Jumping off the Cliff of my Understanding
My husband offered me a great opportunity to lead a trip to Israel. I started noticing that I had all my reasons why I could or couldn’t do it, why it would or wouldn’t work.
I innocently got stuck by the illusory walls I held to be true. And then it hit me. “I’m not leaving room for the system to reboot.”
Does it ever seem like you know so clearly what you can and can’t do? What you need and don’t need? What you like and don’t like?
We have these limiting beliefs and then blame them on our past, our personality, the people in our lives. We know these walls so well that we never even bother to question them or revisit them.
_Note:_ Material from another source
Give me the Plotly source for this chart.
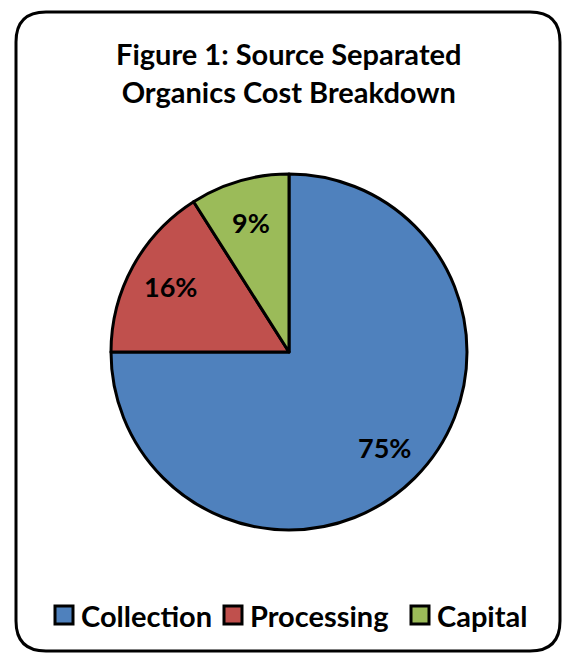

For instance: I can’t be vulnerable. I can’t function on less than 8 hours of sleep. I can be friends with her, but I can’t be friends with her. I need to play it safe. I don’t like to step out of my comfort zone or take risks. I love taking risks. I need my space. I can’t handle intimacy. I need intimacy. I need to know how things are going to turn out. I don’t like being afraid. I need to worry to show I care.
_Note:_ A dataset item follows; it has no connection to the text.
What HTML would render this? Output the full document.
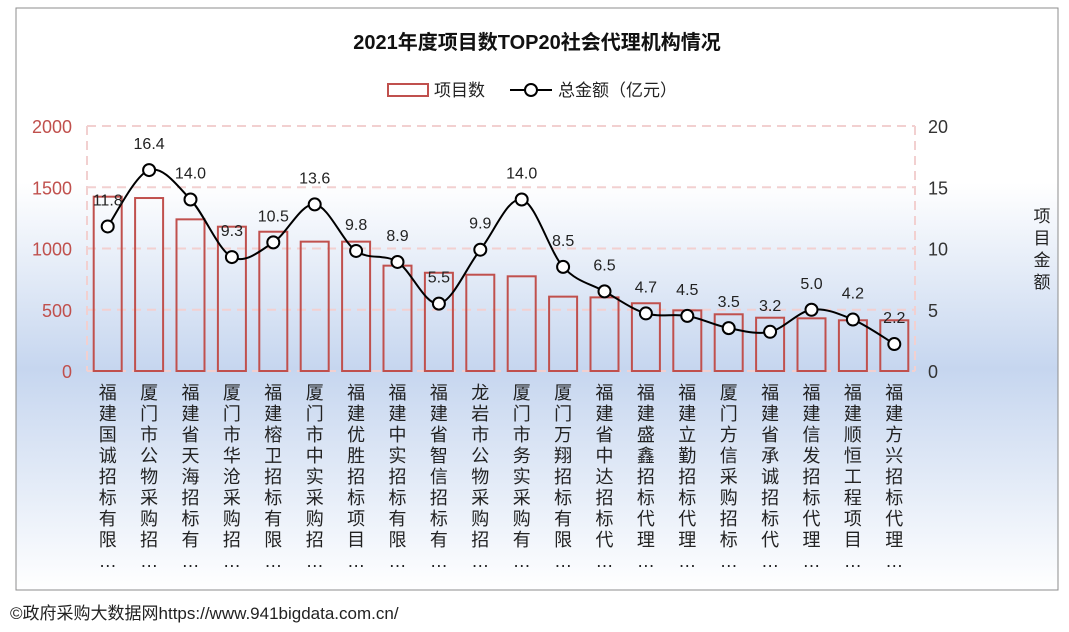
<!DOCTYPE html>
<html><head><meta charset="utf-8"><style>
html,body{margin:0;padding:0;background:#fff;}
body{width:1069px;height:627px;overflow:hidden;font-family:"Liberation Sans","Noto Sans CJK SC",sans-serif;}
</style></head><body>
<svg id="chart" width="1069" height="627" xmlns="http://www.w3.org/2000/svg" font-family="Liberation Sans, Noto Sans CJK SC, sans-serif">
<defs><linearGradient id="bg" x1="0" y1="0" x2="0" y2="1">
<stop offset="0" stop-color="#ffffff"/><stop offset="0.3" stop-color="#ffffff"/><stop offset="0.62" stop-color="#c6d6ef"/><stop offset="1" stop-color="#ffffff"/></linearGradient></defs>
<rect x="16" y="8" width="1042" height="582" fill="url(#bg)" stroke="#8c8c8c" stroke-width="1"/>
<text x="537" y="49" text-anchor="middle" font-size="20" font-weight="bold" fill="#111">2021年度项目数TOP20社会代理机构情况</text>
<g>
<rect x="388" y="84" width="40" height="12" fill="none" stroke="#c0504d" stroke-width="2"/>
<text x="434" y="96" font-size="17" fill="#222">项目数</text>
<line x1="510" y1="90" x2="552" y2="90" stroke="#000" stroke-width="2"/>
<circle cx="531" cy="90" r="6" fill="#fff" stroke="#000" stroke-width="2"/>
<text x="558" y="96" font-size="17" fill="#222">总金额（亿元）</text>
</g>
<g id="grid"></g><g id="bars"></g><g id="line"></g><g id="axes"></g>
<text font-size="17" fill="#222" text-anchor="middle"><tspan x="1042" y="222">项</tspan><tspan x="1042" y="244">目</tspan><tspan x="1042" y="266">金</tspan><tspan x="1042" y="288">额</tspan></text>
<text x="10" y="619" font-size="17" fill="#222">©政府采购大数据网https://www.941bigdata.com.cn/</text>
</svg>
<script>
const categories=["福建国诚招标有限…","厦门市公物采购招…","福建省天海招标有…","厦门市华沧采购招…","福建榕卫招标有限…","厦门市中实采购招…","福建优胜招标项目…","福建中实招标有限…","福建省智信招标有…","龙岩市公物采购招…","厦门市务实采购有…","厦门万翔招标有限…","福建省中达招标代…","福建盛鑫招标代理…","福建立勤招标代理…","厦门方信采购招标…","福建省承诚招标代…","福建信发招标代理…","福建顺恒工程项目…","福建方兴招标代理…"];
const projectCounts=[1423,1412,1238,1178,1137,1056,1056,860,802,786,773,607,601,553,495,463,435,430,414,414];
const amounts=[11.8,16.4,14.0,9.3,10.5,13.6,9.8,8.9,5.5,9.9,14.0,8.5,6.5,4.7,4.5,3.5,3.2,5.0,4.2,2.2];
const leftTicks=[0,500,1000,1500,2000];
const rightTicks=[0,5,10,15,20];
const NS="http://www.w3.org/2000/svg";
const L=87,R=915,T=126,B=371;
const bw=(R-L)/categories.length;
const xC=i=>L+bw*(i+0.5);
const yL=v=>B-(v/2000)*(B-T);
const yR=v=>B-(v/20)*(B-T);
function mk(tag,attrs,parent){const e=document.createElementNS(NS,tag);for(const k in attrs)e.setAttribute(k,attrs[k]);parent.appendChild(e);return e;}
const grid=document.getElementById('grid'),bars=document.getElementById('bars'),line=document.getElementById('line'),axes=document.getElementById('axes');
leftTicks.forEach((t,i)=>{
 const g=mk('line',{x1:L,x2:R,y1:yL(t),y2:yL(t),stroke:'#f2d0d0','stroke-width':2,'stroke-dasharray':'9,6'},grid);
 
 
 const tl=mk('text',{x:72,y:yL(t)+7,'text-anchor':'end','font-size':18,fill:'#c0504d'},axes);tl.textContent=t;
 
 
});
rightTicks.forEach(t=>{
 const tl=mk('text',{x:928,y:yR(t)+7,'font-size':18,fill:'#333'},axes);tl.textContent=t;
 
 
});
[L,R].forEach(x=>{const v=mk('line',{x1:x,x2:x,y1:T,y2:B,stroke:'#f2d0d0','stroke-width':2,'stroke-dasharray':'9,6'},grid);
 
 });
categories.forEach((c,i)=>{
 const r=mk('rect',{x:xC(i)-14,y:yL(projectCounts[i]),width:28,height:B-yL(projectCounts[i]),fill:'none',stroke:'#c0504d','stroke-width':2},bars);
 
 
 const t=mk('text',{'font-size':18,fill:'#222','text-anchor':'middle'},axes);
 
 
 [...c].forEach((ch,k)=>{const s=mk('tspan',{x:xC(i),y:399+k*21},t);s.textContent=ch;});
});
const pts=amounts.map((v,i)=>[xC(i),yR(v)]);
let d='M'+pts[0][0]+','+pts[0][1];
for(let i=0;i<pts.length-1;i++){
 const p0=pts[Math.max(0,i-1)],p1=pts[i],p2=pts[i+1],p3=pts[Math.min(pts.length-1,i+2)];
 const c1=[p1[0]+(p2[0]-p0[0])/6,p1[1]+(p2[1]-p0[1])/6],c2=[p2[0]-(p3[0]-p1[0])/6,p2[1]-(p3[1]-p1[1])/6];
 d+=` C${c1[0]},${c1[1]} ${c2[0]},${c2[1]} ${p2[0]},${p2[1]}`;
}
const path=mk('path',{d:d,fill:'none',stroke:'#000','stroke-width':2},line);


pts.forEach((p,i)=>{
 const c=mk('circle',{cx:p[0],cy:p[1],r:6,fill:'#fff',stroke:'#000','stroke-width':2},line);
 
 
 const t=mk('text',{x:p[0],y:p[1]-21,'text-anchor':'middle','font-size':16,fill:'#222'},line);
 t.textContent=amounts[i].toFixed(1);
 
 
});
</script>
</body></html>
Jumping off the cliff of my understanding this week meant: Leaving space for reflection. Giving the system room to reboot. Being willing to let go of what I “know” I can and can’t do. Being open to see something beyond my self-created walls.
There is another dimension beyond what I know, beyond what I think or believe about myself or others. This deeper Divine dimension is where the truth lies, where potential is limitless, where possibilities abound.
As I was sitting in this space, I saw clearly how I create my own limitations and I don’t have to bound by them. I decided to accept the position to lead the trip. If conflicting thoughts pass my mind from here on out, I am giving myself permission to feel them and let them pass.
G-d in His great wisdom gifts us with new ideas and fresh thoughts moment to moment. Am I willing to take the leap?